La decisione è stata finalizzata durante una riunione del consiglio di sicurezza russo, in cui il ministro della Difesa Sergei Shoigu ha annunciato l’esistenza di migliaia di volontari già pronti a prendere le armi e combattere a fianco dei russi nella regione del Donbass, nell’Ucraina orientale. La risposta di Putin, diffusa durante la riunione televisiva del consiglio di sicurezza, è stata positiva, pur con qualche cautela. «Se vedete che queste persone vogliono aderire di propria iniziativa, non per soldi, per aiutare le persone che vivono nel Donbass, allora dobbiamo dare loro ciò che vogliono e dobbiamo aiutarle a raggiungere la zona di conflitto».

Quanto rivela Asharq-alawsat conferma lo scenario: in Siria la milizia al-Bustan, legata a Rami Makhlouf, cugino del presidente Bashar al-Assad, ha già provveduto a raccogliere le adesioni e si sono registrati 23mila giovani già addestrati. I contratti per i miliziani promettono mille dollari al mese per sette mesi di servizio. Il contratto è rinnovabile, in base all’andamento degli eventi bellici. Per la Russia l’apertura ai mercenari è finalizzata a rafforzare dei ranghi che, secondo analisti delle forze armate americane, hanno subito migliaia di perdite in 16 giorni di operazioni sul campo (un bilancio simile a quello dei militari americani caduti in Iraq dal 2003 in poi).

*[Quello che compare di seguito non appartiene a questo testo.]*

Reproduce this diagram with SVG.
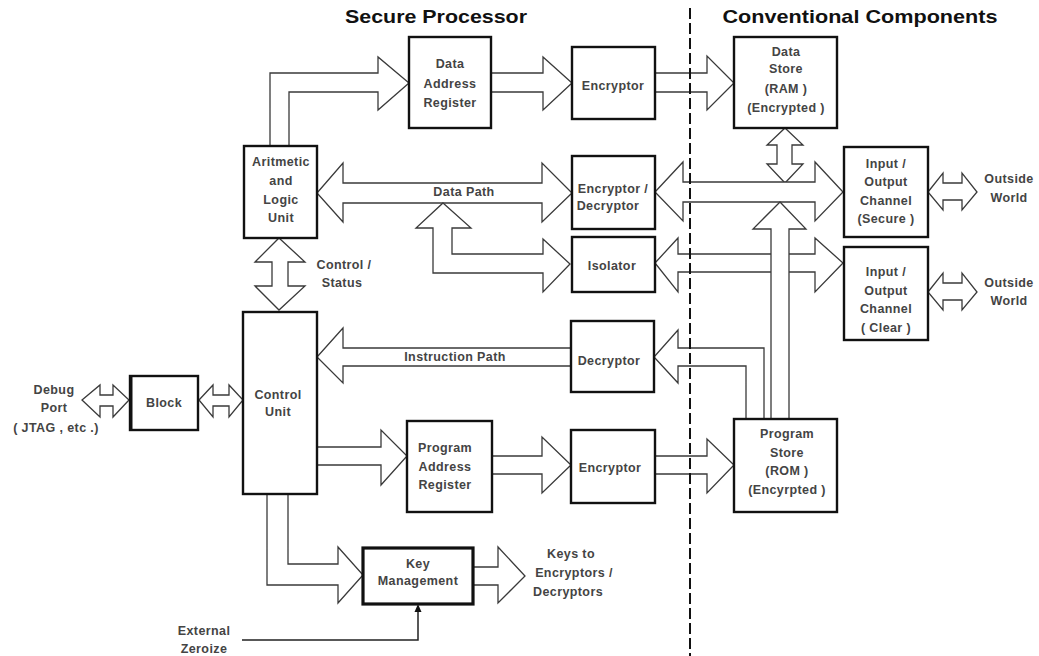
<svg xmlns="http://www.w3.org/2000/svg" width="1039" height="656" viewBox="0 0 1039 656">
<style>
  .box { fill: #fff; stroke: #111; stroke-width: 2.4; }
  .arr { fill: #fff; stroke: #3a3a3a; stroke-width: 1.3; stroke-linejoin: miter; }
  .t { font-family: "Liberation Sans", Arial, sans-serif; font-size: 12.5px; font-weight: bold; fill: #444; text-anchor: middle; letter-spacing: 0.4px; }
  .title { font-family: "Liberation Sans", Arial, sans-serif; font-size: 19px; font-weight: bold; fill: #111; text-anchor: middle; }
  .thin { fill: none; stroke: #222; stroke-width: 1.5; }
</style>
<rect width="1039" height="656" fill="#fff"/>

<text class="title" x="436" y="23" textLength="182" lengthAdjust="spacingAndGlyphs">Secure Processor</text>
<text class="title" x="860" y="23" textLength="275" lengthAdjust="spacingAndGlyphs">Conventional Components</text>

<g id="connectors">
  <!-- ALU -> DAR -->
  <path class="arr" d="M270,146 V73 H378 V57 L409,83 L378,110 V92 H289 V146"/>
  <!-- DAR -> Encryptor -->
  <path class="arr" d="M491,73 H543 V57 L572,83 L543,110 V92 H491"/>
  <!-- Encryptor -> Data Store -->
  <path class="arr" d="M655,73 H707 V56 L734,83 L707,110 V92 H655"/>
  <!-- Data Path double arrow -->
  <path class="arr" d="M317,193 L343,163 V183 H542 V163 L572,193 L542,222 V203 H343 V222 Z"/>
  <!-- Data path -> Isolator branch -->
  <path class="arr" d="M443,203 L471,228 H452 V254 H543 V239 L570,264 L543,292 V273 H433 V228 H416 Z"/>
  <!-- Control / Status -->
  <path class="arr" d="M279,238 L305,262 H288 V286 H305 L279,310 L255,286 H272 V262 H255 Z"/>
  <!-- Data Store <-> bus -->
  <path class="arr" d="M785,128 L803,145 H792 V164 H803 L785,183 L767,164 H777 V145 H767 Z"/>
  <!-- E/D <-> IO secure -->
  <path class="arr" d="M655,192 L683,162 V182 H815 V162 L843,192 L815,221 V202 H683 V221 Z"/>
  <!-- Isolator <-> IO clear -->
  <path class="arr" d="M655,263 L678,238 V254 H815 V238 L843,263 L815,292 V272 H678 V292 Z"/>
  <!-- Program Store -> up to bus -->
  <path class="arr" d="M771,419 V229 H753 L780,202 L806,229 H789 V419"/>
  <!-- Program Store -> Decryptor -->
  <path class="arr" d="M746,419 V366 H678 V383 L654,357 L678,330 V348 H764 V419"/>
  <!-- Instruction Path -->
  <path class="arr" d="M571,348 H343 V328 L317,357 L343,383 V366 H571"/>
  <!-- CU -> PAR -->
  <path class="arr" d="M317,447 H381 V430 L407,456 L381,485 V465 H317"/>
  <!-- PAR -> Encryptor -->
  <path class="arr" d="M492,456 H542 V437 L571,465 L542,493 V474 H492"/>
  <!-- Encryptor -> Program Store -->
  <path class="arr" d="M655,456 H707 V439 L734,465 L707,493 V474 H655"/>
  <!-- CU -> Key Management -->
  <path class="arr" d="M288,494 V564 H338 V547 L363,575 L338,603 V585 H267 V494"/>
  <!-- Key Management -> Keys -->
  <path class="arr" d="M473,567 H498 V547 L525,576 L498,603 V585 H473"/>
  <!-- Debug <-> Block -->
  <path class="arr" d="M82,400 L100,385 V395 H113 V385 L129,400 L113,417 V406 H100 V417 Z"/>
  <!-- Block <-> CU -->
  <path class="arr" d="M199,400 L213,385 V395 H229 V385 L243,400 L229,417 V406 H213 V417 Z"/>
  <!-- Outside World arrows -->
  <path class="arr" d="M928,192 L943,173 V183 H962 V173 L977,192 L962,210 V200 H943 V210 Z"/>
  <path class="arr" d="M928,292 L943,273 V283 H962 V273 L977,292 L962,310 V300 H943 V310 Z"/>
  <!-- External Zeroize -->
  <path class="thin" d="M242,640 H418 V610"/>
  <path d="M418,604 L414.5,612 L421.5,612 Z" fill="#111"/>
</g>

<line id="divider" x1="690" y1="8" x2="690" y2="656" stroke="#111" stroke-width="2" stroke-dasharray="11 4"/>

<g id="dar">
  <rect class="box" x="409" y="37" width="82" height="91"/>
  <text class="t" x="450" y="67.5">Data</text>
  <text class="t" x="450" y="87.5">Address</text>
  <text class="t" x="450" y="106.5">Register</text>
</g>
<g id="encryptor-data">
  <rect class="box" x="572" y="47" width="83" height="72"/>
  <text class="t" x="613" y="89.5">Encryptor</text>
</g>
<g id="data-store">
  <rect class="box" x="734" y="37" width="103" height="91"/>
  <text class="t" x="786" y="55.5">Data</text>
  <text class="t" x="786" y="73">Store</text>
  <text class="t" x="786" y="92.5">(RAM )</text>
  <text class="t" x="786" y="111.5">(Encrypted )</text>
</g>
<g id="alu">
  <rect class="box" x="244" y="146" width="73" height="92"/>
  <text class="t" x="281" y="166">Aritmetic</text>
  <text class="t" x="281" y="184.5">and</text>
  <text class="t" x="281" y="203.5">Logic</text>
  <text class="t" x="281" y="221.5">Unit</text>
</g>
<g id="data-path-label">
  <text class="t" x="464" y="196">Data Path</text>
</g>
<g id="enc-dec">
  <rect class="box" x="572" y="156" width="83" height="73"/>
  <text class="t" x="613" y="192.5">Encryptor /</text>
  <text class="t" x="608" y="209.5">Decryptor</text>
</g>
<g id="isolator">
  <rect class="box" x="572" y="237" width="83" height="55"/>
  <text class="t" x="612" y="270">Isolator</text>
</g>
<g id="control-status-label">
  <text class="t" x="344" y="268.5">Control /</text>
  <text class="t" x="342" y="286.5">Status</text>
</g>
<g id="io-secure">
  <rect class="box" x="844" y="147" width="84" height="90"/>
  <text class="t" x="886" y="167.5">Input /</text>
  <text class="t" x="886" y="185.5">Output</text>
  <text class="t" x="886" y="204.5">Channel</text>
  <text class="t" x="886" y="222.5">(Secure )</text>
</g>
<g id="io-clear">
  <rect class="box" x="844" y="247" width="84" height="93"/>
  <text class="t" x="886" y="275.5">Input /</text>
  <text class="t" x="886" y="294.5">Output</text>
  <text class="t" x="886" y="312.5">Channel</text>
  <text class="t" x="886" y="331.5">( Clear )</text>
</g>
<g id="outside-world-1">
  <text class="t" x="1009" y="182.5">Outside</text>
  <text class="t" x="1009" y="201.5">World</text>
</g>
<g id="outside-world-2">
  <text class="t" x="1009" y="286.5">Outside</text>
  <text class="t" x="1009" y="304.5">World</text>
</g>
<g id="instruction-path-label">
  <text class="t" x="455" y="360.5">Instruction Path</text>
</g>
<g id="decryptor">
  <rect class="box" x="571" y="321" width="83" height="71"/>
  <text class="t" x="609" y="364.5">Decryptor</text>
</g>
<g id="debug-port">
  <text class="t" x="54" y="393.5">Debug</text>
  <text class="t" x="54" y="411.5">Port</text>
  <text class="t" x="56" y="431.5">( JTAG , etc .)</text>
</g>
<g id="block">
  <rect class="box" x="130" y="376" width="68" height="54"/>
  <line x1="131" y1="376" x2="131" y2="430" stroke="#111" stroke-width="3"/>
  <text class="t" x="164" y="406.5">Block</text>
</g>
<g id="control-unit">
  <rect class="box" x="243" y="312" width="74" height="182"/>
  <text class="t" x="278" y="398.5">Control</text>
  <text class="t" x="278" y="415.5">Unit</text>
</g>
<g id="par">
  <rect class="box" x="407" y="421" width="85" height="91"/>
  <text class="t" x="445" y="451.5">Program</text>
  <text class="t" x="445" y="470.5">Address</text>
  <text class="t" x="445" y="488.5">Register</text>
</g>
<g id="encryptor-program">
  <rect class="box" x="571" y="430" width="84" height="73"/>
  <text class="t" x="610" y="471.5">Encryptor</text>
</g>
<g id="program-store">
  <rect class="box" x="734" y="419" width="103" height="93"/>
  <text class="t" x="787" y="437.5">Program</text>
  <text class="t" x="787" y="456.5">Store</text>
  <text class="t" x="787" y="474.5">(ROM )</text>
  <text class="t" x="787" y="493.5">(Encyrpted )</text>
</g>
<g id="key-management">
  <rect class="box" x="363" y="548" width="110" height="56" style="stroke-width:3.2"/>
  <text class="t" x="418" y="567.5">Key</text>
  <text class="t" x="418" y="584.5">Management</text>
</g>
<g id="keys-to">
  <text class="t" x="571" y="557.5">Keys to</text>
  <text class="t" x="574" y="576.5">Encryptors /</text>
  <text class="t" x="568" y="595.5">Decryptors</text>
</g>
<g id="external-zeroize">
  <text class="t" x="204" y="634.5">External</text>
  <text class="t" x="204" y="652.5">Zeroize</text>
</g>
</svg>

Per il settimanale The Economist, anche se Kiev capitolasse, la Russia non avrebbe «i soldi e le truppe per occupare neanche la metà dell’Ucraina», un Paese ostile, dove servirebbero tra i 20 e i 50 soldati ogni mille abitanti. Da questo punto di vista, Putin ha trovato un utile alleato in Bashar al-Assad che gli sta restituendo una cortesia, dopo l’aiuto determinante ottenuto per riconquistare le aree del Paese in mano all’Esercito siriano libero nel 2013 e, successivamente, a gruppi filo-qaedisti e al sedicente Stato Islamico.

Dall’altra parte, la Turchia non sta con le mani in mano. Dopo avere risposto all’appello del presidente ucraino Volodymyr Zelensky e avere favorito la cessione di droni armati, sempre secondo il quotidiano Asharq-alawsat, facilita forme di reclutamento parallele nella zona sotto il suo controllo nel Nord della Siria, a favore dell’Ucraina.

Anche in Iraq la stampa locale dà notizia di azioni simili in corso nel Paese, a vantaggio di entrambe le parti e il governo di Baghdad, mettendo in guardia da attività simili, lancia l’allarme: «Il pericolo di infiltrazione di jihaddisti nell’area è fortissimo».

In campo c’è anche l’uomo forte della Cecenia, Ramzan Kadyrov, ex ribelle diventato alleato del Cremlino, che ha pubblicato su TikTok video di combattenti ceceni in Ucraina, dicendo che alcuni di loro sono stati uccisi in battaglia.